On the Kerala State Information Commission Rules
The Court further examined Rule 7 of the Kerala State Information Commission (Procedure for Appeal) Rules, 2006 governing the personal presence of the appellant. The Rule makes the appellant's appearance entirely optional — the appellant "may at his discretion be present in person... or may opt not to be present." Even if the appellant chooses not to appear, the Commission must dispose of the appeal. This structural optionality, the Court held, reinforces the position that the complainant has no right to participate in penalty proceedings as such.
"The petitioner has no right to be heard in the penalty proceedings under Section 20(1) of the RTI Act, unless permitted by the State Information Commission."
On the Show Cause Notice Being Prima Facie in Nature
The Court further clarified that a show cause notice issued by the Commission before imposing penalty is only prima facie in nature — a preliminary satisfaction, not a final finding. If the Commission, upon examining the SPIO's explanation, finds it satisfactory, it is fully within its jurisdiction to drop the proceedings without conducting any further inquiry.
"The opinion formed by the Central Information Commission or the State Information Commission at the stage of deciding the complaint or appeal and issuing a show cause notice is only prima facie in nature.

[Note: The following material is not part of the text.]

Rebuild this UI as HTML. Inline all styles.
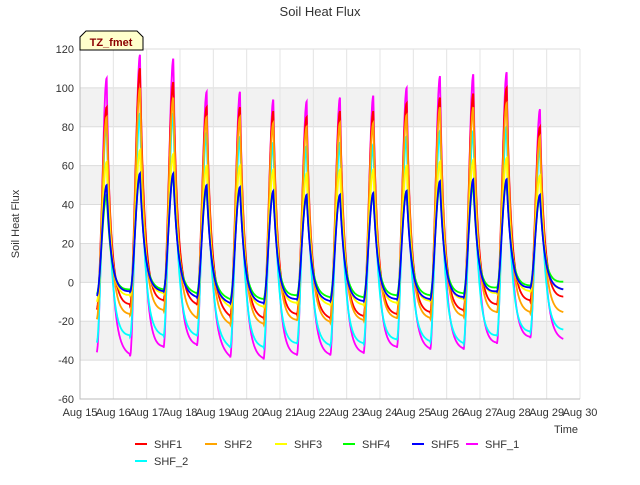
<!DOCTYPE html>
<html><head><meta charset="utf-8"><style>
body{margin:0;background:#fff;font-family:"Liberation Sans",sans-serif;}
</style></head><body>
<svg id="c" width="640" height="480" xmlns="http://www.w3.org/2000/svg" font-family="Liberation Sans, sans-serif">
<text x="320" y="16" text-anchor="middle" font-size="13" fill="#333">Soil Heat Flux</text>
<g id="bands"></g><g id="grid"></g><g id="series"></g><g id="axes"></g>
<text x="19" y="224" transform="rotate(-90 19 224)" text-anchor="middle" font-size="11" fill="#333">Soil Heat Flux</text>
<text x="578" y="433" text-anchor="end" font-size="11" fill="#333">Time</text>
<g>
<path d="M80,50 L80,37 L86,31 L137,31 L143,37 L143,50 Z" fill="#ffffcc" stroke="#000" stroke-width="1"/>
<text x="111" y="46" text-anchor="middle" font-size="11" font-weight="bold" fill="#8b0000">TZ_fmet</text>
</g>
<g id="legend"></g>
</svg>
<script>
const NS="http://www.w3.org/2000/svg";
const xTicks=["Aug 15","Aug 16","Aug 17","Aug 18","Aug 19","Aug 20","Aug 21","Aug 22","Aug 23","Aug 24","Aug 25","Aug 26","Aug 27","Aug 28","Aug 29","Aug 30"];
const yTicks=[-60,-40,-20,0,20,40,60,80,100,120];
const seriesNames=["SHF1","SHF2","SHF3","SHF4","SHF5","SHF_1","SHF_2"];
const seriesColors=["#ff0000","#ffa500","#ffff00","#00ff00","#0000ff","#ff00ff","#00ffff"];
const peakSHF1=[90,110,103,90,90,88,85,88,88,92,95,97,100,80];
const lowSHF1=[-14,-12,-10,-12,-18,-19,-17,-19,-18,-17,-16,-15,-12,-10,-8];
const peakSHF2=[85,100,95,85,85,82,80,82,82,86,90,90,92,75];
const lowSHF2=[-19,-17,-15,-19,-22,-22,-20,-21,-20,-19,-19,-18,-16,-16,-16];
const peakSHF3=[62,68,66,60,60,58,56,58,58,60,62,63,64,55];
const lowSHF3=[-10,-7,-6,-8,-13,-13,-11,-12,-12,-11,-10,-9,-6,-5,-4];
const peakSHF4=[45,55,55,48,48,46,44,45,45,47,50,50,52,44];
const lowSHF4=[-6,-4,-4,-6,-9,-9,-7,-8,-8,-7,-7,-6,-3,-2,0];
const peakSHF5=[50,56,56,50,49,47,45,45,46,47,52,53,53,45];
const lowSHF5=[-7,-5,-5,-8,-11,-11,-9,-10,-10,-9,-9,-8,-5,-3,-4];
const peakSHF_1=[105,117,115,98,98,94,93,95,96,100,106,107,108,89];
const lowSHF_1=[-36,-38,-34,-33,-39,-40,-38,-38,-37,-34,-35,-35,-32,-29,-30];
const peakSHF_2=[82,87,87,77,75,72,70,72,71,75,78,78,80,70];
const lowSHF_2=[-31,-28,-28,-28,-34,-34,-32,-33,-32,-30,-31,-32,-28,-26,-25];
const peaks=[peakSHF1,peakSHF2,peakSHF3,peakSHF4,peakSHF5,peakSHF_1,peakSHF_2];
const lows=[lowSHF1,lowSHF2,lowSHF3,lowSHF4,lowSHF5,lowSHF_1,lowSHF_2];
const X0=80,X1=580,Y0=399,Y1=49;
const xs=d=>X0+(d)/15*(X1-X0);
const ys=v=>Y0-(v+60)/180*(Y0-Y1);
function mk(t,a,p){const e=document.createElementNS(NS,t);for(const k in a)e.setAttribute(k,a[k]);p.appendChild(e);return e;}
const bands=document.getElementById('bands');
[[80,100],[40,60],[0,20],[-40,-20]].forEach(b=>{
 const r=mk('rect',{x:X0,y:ys(b[1]),width:X1-X0,height:ys(b[0])-ys(b[1]),fill:'#f2f2f2'},bands);
 
 
});
const grid=document.getElementById('grid'),axes=document.getElementById('axes');
yTicks.forEach(v=>{
 const l=mk('line',{x1:X0,x2:X1,y1:ys(v),y2:ys(v),stroke:'#dcdcdc','stroke-width':1},grid);
 
 
 const t=mk('text',{x:X0-6,y:ys(v)+4,'text-anchor':'end','font-size':11,fill:'#333'},axes);
 t.textContent=v;
 
 
});
xTicks.forEach((s,i)=>{
 const l=mk('line',{x1:xs(i),x2:xs(i),y1:Y1,y2:Y0,stroke:'#e4e4e4','stroke-width':1},grid);
 
 
 const t=mk('text',{x:xs(i),y:Y0+17,'text-anchor':'middle','font-size':11,fill:'#333'},axes);
 t.textContent=s;
 
 
});
const ax=mk('path',{d:`M${X0},${Y1} L${X0},${Y0} L${X1},${Y0}`,fill:'none',stroke:'#bbb','stroke-width':1},axes);


const sg=document.getElementById('series');
[5,6,0,1,2,3,4].forEach(si=>{
 const pk=peaks[si],lo=lows[si];let d='';
 for(let t=0.5;t<=14.5;t+=0.01){
  const q=t-0.5;const k=Math.floor(q);let p=q-k;
  const ki=Math.max(0,Math.min(13,k));const l0=lo[Math.max(0,Math.min(14,k))],l1=lo[Math.max(0,Math.min(14,k+1))];
  let v;
  const R=0.3;
  if(p<R){const a=Math.sin(Math.PI/2*p/R);v=l0+(pk[ki]-l0)*a*a;}
  else{const lb=l0+(l1-l0)*(p-R)/(1-R);v=lb+(pk[ki]-lb)*Math.exp(-(p-R)*7);}
  d+=(d?'L':'M')+xs(t).toFixed(1)+','+ys(v).toFixed(1);
 }
 const path=mk('path',{d:d,fill:'none',stroke:seriesColors[si],'stroke-width':1.8},sg);
 
 
});
const lg=document.getElementById('legend');
const pos=[[135,444],[205,444],[275,444],[343,444],[412,444],[466,444],[135,461]];
seriesNames.forEach((n,i)=>{
 const g=mk('g',{},lg);
 
 
 mk('line',{x1:pos[i][0],x2:pos[i][0]+12,y1:pos[i][1],y2:pos[i][1],stroke:seriesColors[i],'stroke-width':2},g);
 const t=mk('text',{x:pos[i][0]+19,y:pos[i][1]+4,'font-size':11,fill:'#333'},g);
 t.textContent=n;
});
</script>
</body></html>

If the Central Information Commission or the State Information Commission finds that the explanation of the SPIO is satisfactory, the Commission can drop the penalty proceedings."
The Commission's final order accepting the SPIO's explanation — that the delay was attributable to election duty, staff transfers, and administrative transitions — was therefore not erroneous or perverse, and did not call for interference under Article 226.
The writ petition was dismissed. The Court declined to quash the Commission's order or direct a fresh hearing, holding that the petitioner had no right to be heard in Section 20(1) proceedings unless specifically permitted by the Commission, and that the Commission's finding was neither perverse nor illegal.